Où veux-je en venir ? Nulle part. Je suis seulement heureux de dire combien je dois à cet être hors du commun. Dans l’un de ses livres, L’humeur, l’honneur, l’horreur : Essais sur la culture et la politique chinoises (Robert Laffont, 1991), Leys glisse un article – Une excursion en Haute Platitude – consacré à notre inaltérable Bernard-Henri Lévy. Critiquant un essai dérisoire de BHL, Impressions d’Asie, Leys écrit des mots dont la saveur m’enchante encore, près d’un quart de siècle plus tard :

« Dans son aimable insignifiance, l’essai de M. Lévy semble confirmer l’observation d’Henri Michaux : Les philosophes d’une nation de garçons-coiffeurs sont plus profondément garçons-coiffeurs que philosophes (…) Comme tout le monde s’en doute maintenant, l’Asie n’existe pas.
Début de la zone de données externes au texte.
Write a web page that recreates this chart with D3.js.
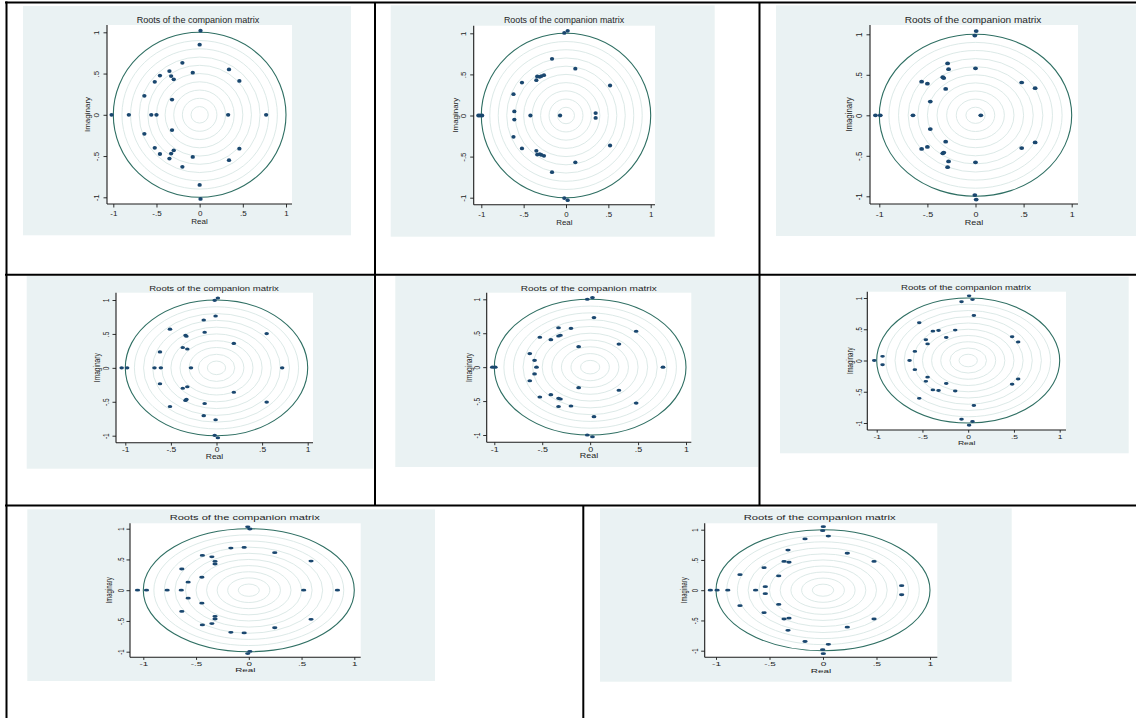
<!DOCTYPE html>
<html>
<head>
<meta charset="utf-8">
<script src="https://cdn.jsdelivr.net/npm/d3@7"></script>
<style>
  html, body { margin: 0; padding: 0; background: #ffffff; }
  svg { display: block; }
  text { font-family: "Liberation Sans", Arial, Helvetica, sans-serif; fill: #1e1e1e; }
</style>
</head>
<body>
<svg id="chart" width="1136" height="718"></svg>
<script>
// ---------------- DATA ----------------
const titleText = "Roots of the companion matrix";
const xTitle = "Real";
const yTitle = "Imaginary";
const tickValues = [-1, -0.5, 0, 0.5, 1];
const tickLabels = ["-1", "-.5", "0", ".5", "1"];
const ringRadii = [0.1, 0.2, 0.3, 0.4, 0.5, 0.6, 0.7, 0.8, 0.9];
const unitRadius = 1;

// roots as [real, imaginary]
const roots1 = [
  [0.01, 1.02], [0, 0.85], [-0.2, 0.63], [0.34, 0.55], [-0.35, 0.53], [-0.08, 0.51], [-0.46, 0.475],
  [-0.33, 0.47], [-0.30, 0.43], [0.46, 0.41], [-0.52, 0.40], [-0.64, 0.23], [-0.32, 0.185],
  [0.01, -1.02], [0, -0.85], [-0.2, -0.63], [0.34, -0.55], [-0.35, -0.53], [-0.08, -0.51], [-0.46, -0.475],
  [-0.33, -0.47], [-0.30, -0.43], [0.46, -0.41], [-0.52, -0.40], [-0.64, -0.23], [-0.32, -0.185],
  [-1.02, 0], [-0.82, 0], [-0.56, 0], [-0.50, 0], [0.33, 0], [0.77, 0]
];
const roots2 = [
  [-0.02, 1.005], [0.02, 1.03], [-0.165, 0.69], [0.11, 0.57], [-0.26, 0.49], [-0.29, 0.48], [-0.31, 0.47],
  [-0.34, 0.475], [-0.35, 0.43], [-0.52, 0.40], [0.52, 0.365], [-0.62, 0.26], [-0.61, 0.05], [0.35, 0.03],
  [-0.02, -1.005], [0.02, -1.03], [-0.165, -0.69], [0.11, -0.57], [-0.26, -0.49], [-0.29, -0.48], [-0.31, -0.47],
  [-0.34, -0.475], [-0.35, -0.43], [-0.52, -0.40], [0.52, -0.365], [-0.62, -0.26], [-0.61, -0.05], [0.35, -0.03],
  [-1.035, 0], [-1.015, 0], [-0.99, 0], [-0.42, 0], [-0.07, 0]
];
const roots3 = [
  [0.007, 1.04], [-0.007, 0.985], [-0.29, 0.64], [-0.28, 0.57], [0, 0.58], [-0.34, 0.47], [-0.33, 0.46],
  [-0.56, 0.415], [-0.50, 0.39], [0.48, 0.405], [0.62, 0.335], [-0.31, 0.325], [-0.47, 0.17],
  [0.007, -1.04], [-0.007, -0.985], [-0.29, -0.64], [-0.28, -0.57], [0, -0.58], [-0.34, -0.47], [-0.33, -0.46],
  [-0.56, -0.415], [-0.50, -0.39], [0.48, -0.405], [0.62, -0.335], [-0.31, -0.325], [-0.47, -0.17],
  [-1.04, 0], [-0.99, 0], [-0.65, 0], [0.055, 0]
];
const roots4 = [
  [0.015, 1.03], [-0.02, 0.995], [-0.01, 0.765], [-0.14, 0.705], [-0.51, 0.57], [-0.13, 0.525], [0.55, 0.505],
  [-0.34, 0.48], [-0.33, 0.465], [0.19, 0.36], [-0.37, 0.30], [-0.32, 0.278], [-0.62, 0.235],
  [0.015, -1.03], [-0.02, -0.995], [-0.01, -0.765], [-0.14, -0.705], [-0.51, -0.57], [-0.13, -0.525], [0.55, -0.505],
  [-0.34, -0.48], [-0.33, -0.465], [0.19, -0.36], [-0.37, -0.30], [-0.32, -0.278], [-0.62, -0.235],
  [-1.04, 0], [-0.98, 0], [-0.68, 0], [-0.61, 0], [-0.28, 0], [0.72, 0]
];
const roots5 = [
  [0.024, 1.025], [-0.03, 1.0], [0.04, 0.73], [0.48, 0.53], [-0.33, 0.58], [-0.20, 0.572], [-0.525, 0.44],
  [-0.33, 0.46], [-0.31, 0.47], [-0.41, 0.405], [0.30, 0.34], [-0.12, 0.302], [-0.63, 0.20], [-0.58, 0.10],
  [0.024, -1.025], [-0.03, -1.0], [0.04, -0.73], [0.48, -0.53], [-0.33, -0.58], [-0.20, -0.572], [-0.525, -0.44],
  [-0.33, -0.46], [-0.31, -0.47], [-0.41, -0.405], [0.30, -0.34], [-0.12, -0.302], [-0.63, -0.20], [-0.58, -0.10],
  [-1.02, 0], [-0.99, 0], [-0.56, 0], [0.76, 0]
];
const roots6 = [
  [0.01, 1.035], [0.047, 0.975], [-0.073, 0.94], [0.062, 0.72], [-0.535, 0.605], [-0.142, 0.487], [-0.324, 0.48],
  [-0.386, 0.47], [0.48, 0.38], [0.546, 0.296], [-0.24, 0.368], [-0.463, 0.333], [-0.444, 0.266], [-0.583, 0.146],
  [-0.936, 0.067],
  [0.01, -1.035], [0.047, -0.975], [-0.073, -0.94], [0.062, -0.72], [-0.535, -0.605], [-0.142, -0.487], [-0.324, -0.48],
  [-0.386, -0.47], [0.48, -0.38], [0.546, -0.296], [-0.24, -0.368], [-0.463, -0.333], [-0.444, -0.266], [-0.583, -0.146],
  [-0.936, -0.067],
  [-1.027, 0], [-0.641, 0]
];
const roots7 = [
  [-0.01, 1.03], [0.01, 0.995], [-0.17, 0.685], [-0.044, 0.695], [0.246, 0.61], [-0.44, 0.565], [-0.35, 0.543],
  [-0.32, 0.468], [-0.32, 0.425], [0.59, 0.474], [-0.635, 0.345], [-0.445, 0.211], [-0.575, 0.13],
  [-0.01, -1.03], [0.01, -0.995], [-0.17, -0.685], [-0.044, -0.695], [0.246, -0.61], [-0.44, -0.565], [-0.35, -0.543],
  [-0.32, -0.468], [-0.32, -0.425], [0.59, -0.474], [-0.635, -0.345], [-0.445, -0.211], [-0.575, -0.13],
  [-1.055, 0], [-0.97, 0], [-0.774, 0], [-0.64, 0], [0.52, 0], [0.84, 0]
];
const roots8 = [
  [0.003, 1.05], [-0.003, 0.983], [0.05, 0.895], [-0.168, 0.848], [-0.327, 0.664], [0.227, 0.611], [0.477, 0.476],
  [-0.364, 0.476], [-0.318, 0.462], [-0.551, 0.372], [-0.414, 0.236], [-0.776, 0.256], [-0.539, 0.058], [0.735, 0.075],
  [0.003, -1.05], [-0.003, -0.983], [0.05, -0.895], [-0.168, -0.848], [-0.327, -0.664], [0.227, -0.611], [0.477, -0.476],
  [-0.364, -0.476], [-0.318, -0.462], [-0.551, -0.372], [-0.414, -0.236], [-0.776, -0.256], [-0.539, -0.058], [0.735, -0.075],
  [-1.053, 0], [-0.99, 0], [-0.89, 0], [-0.63, 0]
];
const allRoots = [roots1, roots2, roots3, roots4, roots5, roots6, roots7, roots8];

// ---------------- LAYOUT (pixel geometry of each stretched panel) ----------------
const layouts = [
  { bg: [23, 6, 351, 235.3],      plot: [107, 25, 292, 204],         xr: [113.3, 286],   yr: [32.3, 197.3], title: [198, 20],      xl: [9.3, 17.5],  yl: [-10.3, -19.7] },
  { bg: [390.7, 5.3, 714.7, 236.7], plot: [473.7, 25.7, 655, 204.7],  xr: [481.3, 650.7], yr: [33.3, 197.7], title: [564, 20],      xl: [9.6, 17.5],  yl: [-9.7, -18.4] },
  { bg: [776, 5.3, 1136, 236],    plot: [870, 25, 1078, 204],        xr: [879.3, 1071.7], yr: [34.3, 196.3], title: [973, 20],     xl: [10, 18],     yl: [-10.7, -20.7] },
  { bg: [26.7, 276, 373.3, 468.7], plot: [116, 292.7, 313, 442.7],    xr: [125.3, 307.7], yr: [300, 435.7],  title: [214, 288],     xl: [7.2, 13.8],  yl: [-9.3, -18.7] },
  { bg: [395.3, 276, 758, 467],   plot: [486.7, 292.7, 691.3, 442.3], xr: [494.3, 686],   yr: [299.3, 435],  title: [588.8, 288],   xl: [7.4, 13.8],  yl: [-9.7, -18] },
  { bg: [780, 276.7, 1128.7, 453.3], plot: [867.3, 291.7, 1066, 430], xr: [876.7, 1059.7], yr: [298, 423],   title: [966, 287.3],   xl: [6.6, 13],    yl: [-8.3, -17.3] },
  { bg: [27.3, 509.3, 435, 681],  plot: [130, 523.3, 360.7, 657.3],  xr: [143.3, 354.3], yr: [528.7, 651.7], title: [244.7, 518.3], xl: [6.6, 13],    yl: [-9, -20.7] },
  { bg: [600, 508.3, 1011.7, 681.7], plot: [704.7, 523.3, 937.3, 657.3], xr: [716, 930], yr: [529.7, 650.7], title: [819.7, 518.3], xl: [6.9, 13.9],  yl: [-9.4, -20.4] }
];

const colors = { bg: "#EAF2F3", plot: "#FFFFFF", marker: "#1A476F", unit: "#2F6F63", ring: "#D8E6E4", axis: "#1a1a1a" };

// ---------------- DRAW ----------------
const svg = d3.select("#chart");
svg.append("rect").attr("width", 1136).attr("height", 718).attr("fill", "#fff");

layouts.forEach((L, i) => {
  const roots = allRoots[i];
  const g = svg.append("g");
  const x = d3.scaleLinear().domain([-1, 1]).range(L.xr);
  const y = d3.scaleLinear().domain([1, -1]).range(L.yr);
  const xu = x(1) - x(0), yu = y(0) - y(1);
  const vs = yu / 82.5;                 // vertical scale vs reference panel
  const sx = (xu / yu) / 1.04;          // horizontal stretch of text
  const fsTitle = 9 * vs, fsLab = 8 * vs;

  g.append("rect").attr("x", L.bg[0]).attr("y", L.bg[1])
    .attr("width", L.bg[2] - L.bg[0]).attr("height", L.bg[3] - L.bg[1]).attr("fill", colors.bg);
  g.append("rect").attr("x", L.plot[0]).attr("y", L.plot[1])
    .attr("width", L.plot[2] - L.plot[0]).attr("height", L.plot[3] - L.plot[1]).attr("fill", colors.plot);

  // grid rings
  g.append("g").selectAll("ellipse").data(ringRadii).join("ellipse")
    .attr("cx", x(0)).attr("cy", y(0))
    .attr("rx", d => x(d) - x(0)).attr("ry", d => y(0) - y(d))
    .attr("fill", "none").attr("stroke", colors.ring).attr("stroke-width", 0.9);
  // unit circle
  g.append("ellipse").attr("cx", x(0)).attr("cy", y(0))
    .attr("rx", x(unitRadius) - x(0)).attr("ry", y(0) - y(unitRadius))
    .attr("fill", "none").attr("stroke", colors.unit).attr("stroke-width", 1.1);

  // axes
  const xAxis = d3.axisBottom(x).tickValues(tickValues).tickFormat((d, k) => tickLabels[k])
    .tickSizeInner(3.5 * vs).tickSizeOuter(0);
  const gx = g.append("g").attr("transform", `translate(0,${L.plot[3]})`).call(xAxis);
  gx.select(".domain").remove();
  gx.selectAll(".tick line").attr("stroke", colors.axis).attr("stroke-width", 0.9);
  gx.selectAll(".tick text")
    .attr("y", null).attr("dy", null)
    .attr("dominant-baseline", "central")
    .attr("text-anchor", "middle")
    .attr("font-size", fsLab)
    .attr("fill", "#1e1e1e")
    .attr("transform", `translate(0,${L.xl[0]}) scale(${sx},1)`);

  const yAxis = d3.axisLeft(y).tickValues(tickValues).tickFormat((d, k) => tickLabels[k])
    .tickSizeInner(3.5).tickSizeOuter(0);
  const gy = g.append("g").attr("transform", `translate(${L.plot[0]},0)`).call(yAxis);
  gy.select(".domain").remove();
  gy.selectAll(".tick line").attr("stroke", colors.axis).attr("stroke-width", 0.9);
  gy.selectAll(".tick text")
    .attr("x", null).attr("dy", null)
    .attr("dominant-baseline", "central")
    .attr("text-anchor", "middle")
    .attr("font-size", fsLab)
    .attr("fill", "#1e1e1e")
    .attr("transform", `translate(${L.yl[0]},0) scale(${sx},1) rotate(-90)`);

  g.append("line").attr("x1", L.plot[0]).attr("x2", L.plot[2]).attr("y1", L.plot[3]).attr("y2", L.plot[3])
    .attr("stroke", colors.axis).attr("stroke-width", 1.1);
  g.append("line").attr("x1", L.plot[0]).attr("x2", L.plot[0]).attr("y1", L.plot[1]).attr("y2", L.plot[3])
    .attr("stroke", colors.axis).attr("stroke-width", 1.1);

  // points
  g.append("g").selectAll("ellipse").data(roots).join("ellipse")
    .attr("cx", d => x(d[0])).attr("cy", d => y(d[1]))
    .attr("rx", 0.025 * xu).attr("ry", 0.023 * yu)
    .attr("fill", colors.marker);

  // titles
  const pcx = (L.plot[0] + L.plot[2]) / 2, pcy = (L.plot[1] + L.plot[3]) / 2;
  g.append("text").text(titleText)
    .attr("transform", `translate(${L.title[0]},${L.title[1]}) scale(${sx},1)`)
    .attr("text-anchor", "middle").attr("dominant-baseline", "central")
    .attr("font-size", fsTitle);
  g.append("text").text(xTitle)
    .attr("transform", `translate(${pcx},${L.plot[3] + L.xl[1]}) scale(${sx},1)`)
    .attr("text-anchor", "middle").attr("dominant-baseline", "central")
    .attr("font-size", fsLab);
  g.append("text").text(yTitle)
    .attr("transform", `translate(${L.plot[0] + L.yl[1]},${pcy}) scale(${sx},1) rotate(-90)`)
    .attr("text-anchor", "middle").attr("dominant-baseline", "central")
    .attr("font-size", fsLab);
});

// table rules
const rules = [
  [5, 2.5, 1136, 2.5],
  [6.5, 1.5, 6.5, 718],
  [5, 274.7, 1136, 274.7],
  [5, 505.5, 1136, 505.5],
  [375, 2, 375, 505.5],
  [759.5, 2, 759.5, 505.5],
  [583.3, 505.5, 583.3, 718]
];
svg.append("g").selectAll("line").data(rules).join("line")
  .attr("x1", d => d[0]).attr("y1", d => d[1]).attr("x2", d => d[2]).attr("y2", d => d[3])
  .attr("stroke", "#000").attr("stroke-width", 2);
</script>
</body>
</html>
C’était une invention de XIXe siècle eurocentrique et colonial. M. Lévy qui est fort intelligent et a beaucoup voyagé, aurait quand même pu s’en apercevoir ».

Puis : « On se demande parfois [si BHL] n’aurait pas eu avantage à rester cloîtré dans une cabine hermétiquement close et capitonnée, car, au contact des réalités de la rue, sa prose a fâcheusement tendance à enfler, et, comme un ballon gonflé d’air chaud, elle s’élève bientôt jusqu’à la zone des Hautes Platitudes… région dont elle ne redescendra plus, sauf pour quelques rafraîchissantes plongées dans un brouillard de volapük…
Pour que des Impressions d’Asie de M. Lévy puissent vraiment intéresser, au départ, il faudrait d’abord que M. Lévy fût. Et sitôt qu’il aura remédié à cette carence ontologique, il nous captivera, même avec des
Impressions de Pontoise ».

Voilà le Leys que je chéris. Voilà le Leys que je n’oublierai jamais.